[Rows from a dataset of charts and code]
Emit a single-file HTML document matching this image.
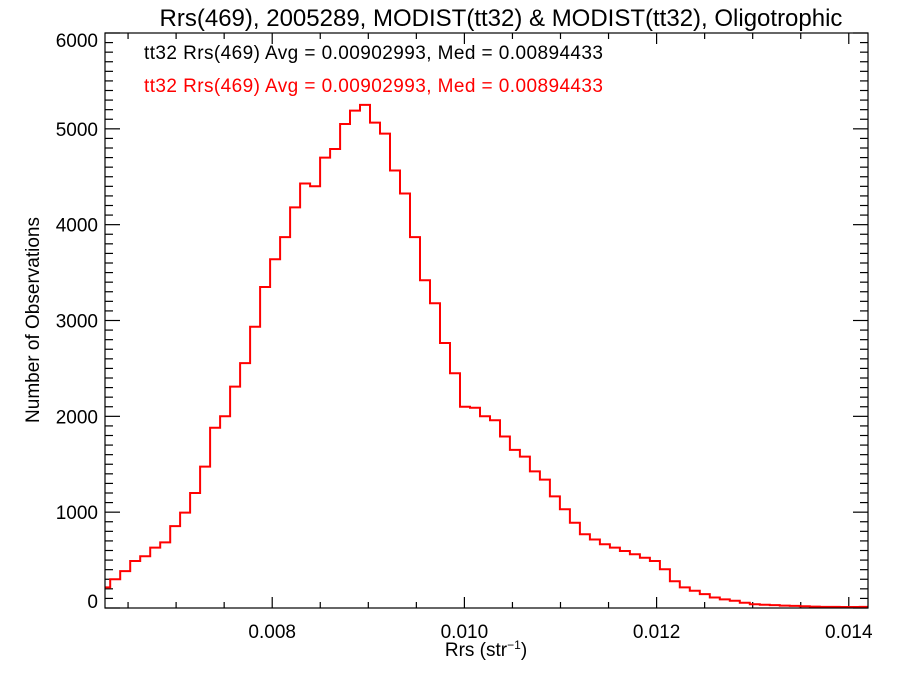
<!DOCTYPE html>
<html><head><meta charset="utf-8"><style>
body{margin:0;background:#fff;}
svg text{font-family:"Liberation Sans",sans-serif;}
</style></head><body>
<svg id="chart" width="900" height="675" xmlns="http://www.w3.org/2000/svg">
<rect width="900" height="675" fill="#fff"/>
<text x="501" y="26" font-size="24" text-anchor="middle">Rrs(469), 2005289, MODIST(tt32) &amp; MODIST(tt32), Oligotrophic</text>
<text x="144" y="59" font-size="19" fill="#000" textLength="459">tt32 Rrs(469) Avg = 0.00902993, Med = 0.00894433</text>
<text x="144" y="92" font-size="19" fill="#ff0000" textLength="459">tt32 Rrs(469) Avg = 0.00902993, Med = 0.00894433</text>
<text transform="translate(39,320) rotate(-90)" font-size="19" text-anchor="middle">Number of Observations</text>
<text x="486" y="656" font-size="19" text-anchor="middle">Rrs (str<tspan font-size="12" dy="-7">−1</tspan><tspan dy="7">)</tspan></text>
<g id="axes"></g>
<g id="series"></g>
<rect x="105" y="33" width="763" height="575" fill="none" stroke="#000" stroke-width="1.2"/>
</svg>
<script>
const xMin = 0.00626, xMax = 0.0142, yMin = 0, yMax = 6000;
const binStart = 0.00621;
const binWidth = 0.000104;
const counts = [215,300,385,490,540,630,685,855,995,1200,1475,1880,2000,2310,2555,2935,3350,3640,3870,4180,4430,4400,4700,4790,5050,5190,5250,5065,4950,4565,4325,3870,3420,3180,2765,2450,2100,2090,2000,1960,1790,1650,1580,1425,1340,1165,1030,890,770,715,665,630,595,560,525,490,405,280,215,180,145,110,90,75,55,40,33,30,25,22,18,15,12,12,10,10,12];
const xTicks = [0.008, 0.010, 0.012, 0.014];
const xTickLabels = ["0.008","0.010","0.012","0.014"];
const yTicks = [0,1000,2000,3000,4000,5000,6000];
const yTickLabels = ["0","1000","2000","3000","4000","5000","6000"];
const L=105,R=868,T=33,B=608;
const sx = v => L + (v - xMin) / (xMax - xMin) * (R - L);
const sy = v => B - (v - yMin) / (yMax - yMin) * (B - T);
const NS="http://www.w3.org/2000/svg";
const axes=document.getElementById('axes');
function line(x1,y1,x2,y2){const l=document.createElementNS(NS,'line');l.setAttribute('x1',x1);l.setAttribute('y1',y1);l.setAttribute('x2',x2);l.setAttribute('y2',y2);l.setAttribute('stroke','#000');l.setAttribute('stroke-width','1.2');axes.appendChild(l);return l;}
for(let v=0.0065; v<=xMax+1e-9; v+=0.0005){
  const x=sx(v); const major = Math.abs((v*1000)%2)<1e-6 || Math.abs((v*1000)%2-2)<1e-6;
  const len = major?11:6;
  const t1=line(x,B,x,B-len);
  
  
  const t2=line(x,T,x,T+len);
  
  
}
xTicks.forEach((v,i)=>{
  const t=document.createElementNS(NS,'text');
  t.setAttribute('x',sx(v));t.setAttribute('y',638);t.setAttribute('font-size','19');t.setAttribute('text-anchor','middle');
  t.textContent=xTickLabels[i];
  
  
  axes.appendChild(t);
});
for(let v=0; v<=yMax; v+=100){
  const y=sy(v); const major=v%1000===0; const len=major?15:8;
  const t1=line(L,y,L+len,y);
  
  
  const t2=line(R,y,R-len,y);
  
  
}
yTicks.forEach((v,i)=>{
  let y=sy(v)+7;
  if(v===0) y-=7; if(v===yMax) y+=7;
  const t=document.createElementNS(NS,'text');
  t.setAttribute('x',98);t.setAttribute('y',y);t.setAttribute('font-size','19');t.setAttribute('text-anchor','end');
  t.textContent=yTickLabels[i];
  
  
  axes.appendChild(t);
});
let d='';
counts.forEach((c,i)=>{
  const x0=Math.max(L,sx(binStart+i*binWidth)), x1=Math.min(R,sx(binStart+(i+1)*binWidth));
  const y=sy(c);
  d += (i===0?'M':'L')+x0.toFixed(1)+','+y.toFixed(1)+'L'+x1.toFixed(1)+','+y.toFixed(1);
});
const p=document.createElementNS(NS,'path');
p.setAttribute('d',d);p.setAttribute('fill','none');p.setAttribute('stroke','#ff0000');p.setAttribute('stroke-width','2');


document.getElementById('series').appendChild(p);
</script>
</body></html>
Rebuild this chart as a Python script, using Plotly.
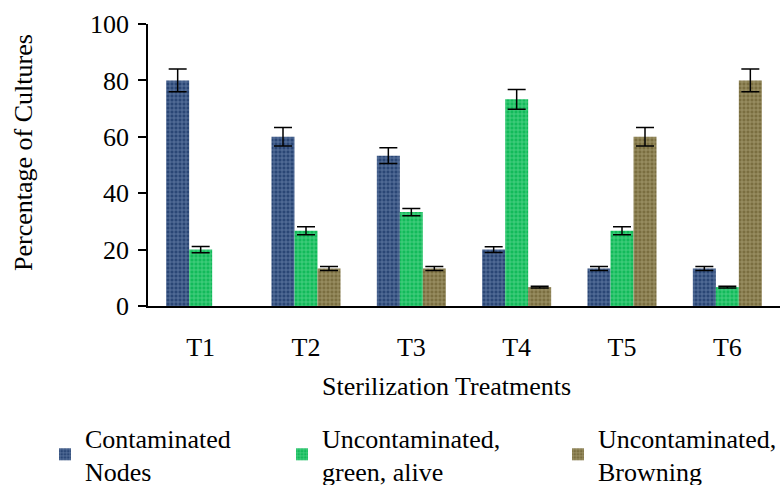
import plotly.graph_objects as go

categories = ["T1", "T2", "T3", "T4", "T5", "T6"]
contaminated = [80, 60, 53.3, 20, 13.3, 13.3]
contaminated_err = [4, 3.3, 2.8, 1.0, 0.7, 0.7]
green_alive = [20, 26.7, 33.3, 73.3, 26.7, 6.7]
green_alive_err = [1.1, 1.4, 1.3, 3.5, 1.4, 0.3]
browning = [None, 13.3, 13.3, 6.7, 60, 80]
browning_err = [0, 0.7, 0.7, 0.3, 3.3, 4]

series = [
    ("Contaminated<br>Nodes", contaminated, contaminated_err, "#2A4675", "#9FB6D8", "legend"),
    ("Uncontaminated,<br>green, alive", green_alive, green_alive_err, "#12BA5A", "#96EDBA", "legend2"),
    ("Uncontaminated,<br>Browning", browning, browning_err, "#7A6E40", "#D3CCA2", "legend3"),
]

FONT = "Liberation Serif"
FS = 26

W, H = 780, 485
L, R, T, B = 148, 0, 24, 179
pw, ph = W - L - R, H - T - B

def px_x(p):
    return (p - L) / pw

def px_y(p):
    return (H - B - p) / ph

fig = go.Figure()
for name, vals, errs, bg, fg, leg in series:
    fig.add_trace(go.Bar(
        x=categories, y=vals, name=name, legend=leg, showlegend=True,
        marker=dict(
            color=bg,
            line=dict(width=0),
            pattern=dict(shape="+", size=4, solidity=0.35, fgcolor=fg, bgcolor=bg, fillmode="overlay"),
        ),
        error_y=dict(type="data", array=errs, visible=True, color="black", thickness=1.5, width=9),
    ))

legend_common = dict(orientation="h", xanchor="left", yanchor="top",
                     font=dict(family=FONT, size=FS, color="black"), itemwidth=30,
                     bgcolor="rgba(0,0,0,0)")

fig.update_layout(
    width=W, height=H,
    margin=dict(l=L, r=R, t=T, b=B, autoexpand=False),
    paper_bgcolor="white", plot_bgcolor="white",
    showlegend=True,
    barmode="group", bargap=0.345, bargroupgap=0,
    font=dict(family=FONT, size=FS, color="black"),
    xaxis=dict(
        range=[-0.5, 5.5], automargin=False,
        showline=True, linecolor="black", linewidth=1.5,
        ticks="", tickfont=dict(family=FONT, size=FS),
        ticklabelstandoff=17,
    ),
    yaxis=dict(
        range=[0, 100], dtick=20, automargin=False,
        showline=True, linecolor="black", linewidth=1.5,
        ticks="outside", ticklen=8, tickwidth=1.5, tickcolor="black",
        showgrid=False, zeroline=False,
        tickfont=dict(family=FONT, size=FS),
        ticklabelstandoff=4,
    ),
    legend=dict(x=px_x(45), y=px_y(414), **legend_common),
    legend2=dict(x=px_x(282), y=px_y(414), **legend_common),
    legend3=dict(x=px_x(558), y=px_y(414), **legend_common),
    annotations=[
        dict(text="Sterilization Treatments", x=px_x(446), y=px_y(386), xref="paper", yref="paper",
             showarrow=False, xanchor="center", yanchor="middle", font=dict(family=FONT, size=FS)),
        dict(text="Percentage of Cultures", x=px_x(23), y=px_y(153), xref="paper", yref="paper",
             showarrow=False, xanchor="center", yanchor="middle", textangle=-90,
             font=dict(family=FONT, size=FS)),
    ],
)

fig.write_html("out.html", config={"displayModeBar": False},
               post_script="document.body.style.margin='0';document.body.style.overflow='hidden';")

**GIVEN PROBLEM:**
The data above needs to be retyped exactly, with the images left out.

**RESULT OF THIS EXERCISE:**
Emit a single-file HTML document matching this image.
<!DOCTYPE html>
<html><head><meta charset="utf-8"><style>
body{margin:0;background:#fff;}
svg text{font-family:"Liberation Sans",sans-serif;}
</style></head><body>
<svg id="chart" width="900" height="675" xmlns="http://www.w3.org/2000/svg">
<rect width="900" height="675" fill="#fff"/>
<text x="501" y="26" font-size="24" text-anchor="middle">Rrs(469), 2005289, MODIST(tt32) &amp; MODIST(tt32), Oligotrophic</text>
<text x="144" y="59" font-size="19" fill="#000" textLength="459">tt32 Rrs(469) Avg = 0.00902993, Med = 0.00894433</text>
<text x="144" y="92" font-size="19" fill="#ff0000" textLength="459">tt32 Rrs(469) Avg = 0.00902993, Med = 0.00894433</text>
<text transform="translate(39,320) rotate(-90)" font-size="19" text-anchor="middle">Number of Observations</text>
<text x="486" y="656" font-size="19" text-anchor="middle">Rrs (str<tspan font-size="12" dy="-7">−1</tspan><tspan dy="7">)</tspan></text>
<g id="axes"></g>
<g id="series"></g>
<rect x="105" y="33" width="763" height="575" fill="none" stroke="#000" stroke-width="1.2"/>
</svg>
<script>
const xMin = 0.00626, xMax = 0.0142, yMin = 0, yMax = 6000;
const binStart = 0.00621;
const binWidth = 0.000104;
const counts = [215,300,385,490,540,630,685,855,995,1200,1475,1880,2000,2310,2555,2935,3350,3640,3870,4180,4430,4400,4700,4790,5050,5190,5250,5065,4950,4565,4325,3870,3420,3180,2765,2450,2100,2090,2000,1960,1790,1650,1580,1425,1340,1165,1030,890,770,715,665,630,595,560,525,490,405,280,215,180,145,110,90,75,55,40,33,30,25,22,18,15,12,12,10,10,12];
const xTicks = [0.008, 0.010, 0.012, 0.014];
const xTickLabels = ["0.008","0.010","0.012","0.014"];
const yTicks = [0,1000,2000,3000,4000,5000,6000];
const yTickLabels = ["0","1000","2000","3000","4000","5000","6000"];
const L=105,R=868,T=33,B=608;
const sx = v => L + (v - xMin) / (xMax - xMin) * (R - L);
const sy = v => B - (v - yMin) / (yMax - yMin) * (B - T);
const NS="http://www.w3.org/2000/svg";
const axes=document.getElementById('axes');
function line(x1,y1,x2,y2){const l=document.createElementNS(NS,'line');l.setAttribute('x1',x1);l.setAttribute('y1',y1);l.setAttribute('x2',x2);l.setAttribute('y2',y2);l.setAttribute('stroke','#000');l.setAttribute('stroke-width','1.2');axes.appendChild(l);return l;}
for(let v=0.0065; v<=xMax+1e-9; v+=0.0005){
  const x=sx(v); const major = Math.abs((v*1000)%2)<1e-6 || Math.abs((v*1000)%2-2)<1e-6;
  const len = major?11:6;
  const t1=line(x,B,x,B-len);
  
  
  const t2=line(x,T,x,T+len);
  
  
}
xTicks.forEach((v,i)=>{
  const t=document.createElementNS(NS,'text');
  t.setAttribute('x',sx(v));t.setAttribute('y',638);t.setAttribute('font-size','19');t.setAttribute('text-anchor','middle');
  t.textContent=xTickLabels[i];
  
  
  axes.appendChild(t);
});
for(let v=0; v<=yMax; v+=100){
  const y=sy(v); const major=v%1000===0; const len=major?15:8;
  const t1=line(L,y,L+len,y);
  
  
  const t2=line(R,y,R-len,y);
  
  
}
yTicks.forEach((v,i)=>{
  let y=sy(v)+7;
  if(v===0) y-=7; if(v===yMax) y+=7;
  const t=document.createElementNS(NS,'text');
  t.setAttribute('x',98);t.setAttribute('y',y);t.setAttribute('font-size','19');t.setAttribute('text-anchor','end');
  t.textContent=yTickLabels[i];
  
  
  axes.appendChild(t);
});
let d='';
counts.forEach((c,i)=>{
  const x0=Math.max(L,sx(binStart+i*binWidth)), x1=Math.min(R,sx(binStart+(i+1)*binWidth));
  const y=sy(c);
  d += (i===0?'M':'L')+x0.toFixed(1)+','+y.toFixed(1)+'L'+x1.toFixed(1)+','+y.toFixed(1);
});
const p=document.createElementNS(NS,'path');
p.setAttribute('d',d);p.setAttribute('fill','none');p.setAttribute('stroke','#ff0000');p.setAttribute('stroke-width','2');


document.getElementById('series').appendChild(p);
</script>
</body></html>
Rebuild this chart as a Python script, using Plotly.
import plotly.graph_objects as go

categories = ["T1", "T2", "T3", "T4", "T5", "T6"]
contaminated = [80, 60, 53.3, 20, 13.3, 13.3]
contaminated_err = [4, 3.3, 2.8, 1.0, 0.7, 0.7]
green_alive = [20, 26.7, 33.3, 73.3, 26.7, 6.7]
green_alive_err = [1.1, 1.4, 1.3, 3.5, 1.4, 0.3]
browning = [None, 13.3, 13.3, 6.7, 60, 80]
browning_err = [0, 0.7, 0.7, 0.3, 3.3, 4]

series = [
    ("Contaminated<br>Nodes", contaminated, contaminated_err, "#2A4675", "#9FB6D8", "legend"),
    ("Uncontaminated,<br>green, alive", green_alive, green_alive_err, "#12BA5A", "#96EDBA", "legend2"),
    ("Uncontaminated,<br>Browning", browning, browning_err, "#7A6E40", "#D3CCA2", "legend3"),
]

FONT = "Liberation Serif"
FS = 26

W, H = 780, 485
L, R, T, B = 148, 0, 24, 179
pw, ph = W - L - R, H - T - B

def px_x(p):
    return (p - L) / pw

def px_y(p):
    return (H - B - p) / ph

fig = go.Figure()
for name, vals, errs, bg, fg, leg in series:
    fig.add_trace(go.Bar(
        x=categories, y=vals, name=name, legend=leg, showlegend=True,
        marker=dict(
            color=bg,
            line=dict(width=0),
            pattern=dict(shape="+", size=4, solidity=0.35, fgcolor=fg, bgcolor=bg, fillmode="overlay"),
        ),
        error_y=dict(type="data", array=errs, visible=True, color="black", thickness=1.5, width=9),
    ))

legend_common = dict(orientation="h", xanchor="left", yanchor="top",
                     font=dict(family=FONT, size=FS, color="black"), itemwidth=30,
                     bgcolor="rgba(0,0,0,0)")

fig.update_layout(
    width=W, height=H,
    margin=dict(l=L, r=R, t=T, b=B, autoexpand=False),
    paper_bgcolor="white", plot_bgcolor="white",
    showlegend=True,
    barmode="group", bargap=0.345, bargroupgap=0,
    font=dict(family=FONT, size=FS, color="black"),
    xaxis=dict(
        range=[-0.5, 5.5], automargin=False,
        showline=True, linecolor="black", linewidth=1.5,
        ticks="", tickfont=dict(family=FONT, size=FS),
        ticklabelstandoff=17,
    ),
    yaxis=dict(
        range=[0, 100], dtick=20, automargin=False,
        showline=True, linecolor="black", linewidth=1.5,
        ticks="outside", ticklen=8, tickwidth=1.5, tickcolor="black",
        showgrid=False, zeroline=False,
        tickfont=dict(family=FONT, size=FS),
        ticklabelstandoff=4,
    ),
    legend=dict(x=px_x(45), y=px_y(414), **legend_common),
    legend2=dict(x=px_x(282), y=px_y(414), **legend_common),
    legend3=dict(x=px_x(558), y=px_y(414), **legend_common),
    annotations=[
        dict(text="Sterilization Treatments", x=px_x(446), y=px_y(386), xref="paper", yref="paper",
             showarrow=False, xanchor="center", yanchor="middle", font=dict(family=FONT, size=FS)),
        dict(text="Percentage of Cultures", x=px_x(23), y=px_y(153), xref="paper", yref="paper",
             showarrow=False, xanchor="center", yanchor="middle", textangle=-90,
             font=dict(family=FONT, size=FS)),
    ],
)

fig.write_html("out.html", config={"displayModeBar": False},
               post_script="document.body.style.margin='0';document.body.style.overflow='hidden';")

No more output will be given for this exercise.